Aquel milagro, se inició con el nacimiento de un niño en Belén de Judá. Dentro de unos días lo celebraremos los hombres. Daremos gracias a aquel que todo lo puede, por conocernos individualmente y por amarnos singularmente. Algunos también, nos dejaremos arrastrar por el espíritu festivo que, sin duda tiene tal efemérides, pero lo llenaremos de cosas en lugar de sentimientos.
¡Sin embargo, nos haremos el firme propósito de ser mejores! De corresponder mejor a su Amor que fue donado primero que el imperfecto nuestro por él.
Gracias a su madre que un día dio el “fiat” y que nos sigue acompañando pendiente de lo que nos pueda faltar para comentárselo a su hijo, como en Caná de Galilea. Todo a él, sin duda. Desde la alabanza debida, hasta la suplica por aquello que nos preocupa. Pero siempre, siempre, a través de la madre. Es garantía de que nos escuchará con la mayor ternura ¡se lo pide su Madre!
Lo celebraremos con alegría. ¡Pues estamos salvados, liberados de la muerte! De la muerte, en Él, vencedores. Una Navidad que nos lleve, como nos pide el Papa Francisco a “amar de verdad”:
«Hijos míos, no amemos de palabra y de boca, sino de verdad y con obras» (1 Jn 3,18). Estas palabras del apóstol Juan expresan un imperativo que ningún cristiano puede ignorar.

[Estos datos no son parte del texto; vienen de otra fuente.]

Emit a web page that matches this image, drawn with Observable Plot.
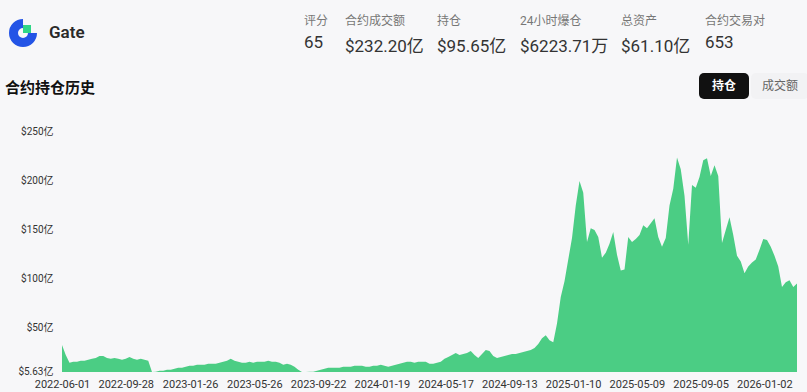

La seriedad con la que el «discípulo amado» ha transmitido hasta nuestros días el mandamiento de Jesús se hace más intensa debido al contraste que percibe entre las palabras vacías presentes a menudo en nuestros labios y los hechos concretos con los que tenemos que enfrentarnos. El amor no admite excusas: el que quiere amar como Jesús amó, ha de hacer suyo su ejemplo; especialmente cuando se trata de amar a los pobres. Por otro lado, el modo de amar del Hijo de Dios lo conocemos bien, y Juan lo recuerda con claridad. Se basa en dos pilares: Dios nos amó primero (cf. 1 Jn 4,10.19); y nos amó dando todo, incluso su propia vida (cf. 1 Jn 3-16) (del MENSAJE DEL SANTO PADRE FRANCISCO en la I JORNADA MUNDIAL DE LOS POBRES)
Queridos amigos: ¡FELIZ Y SANTA NAVIDAD!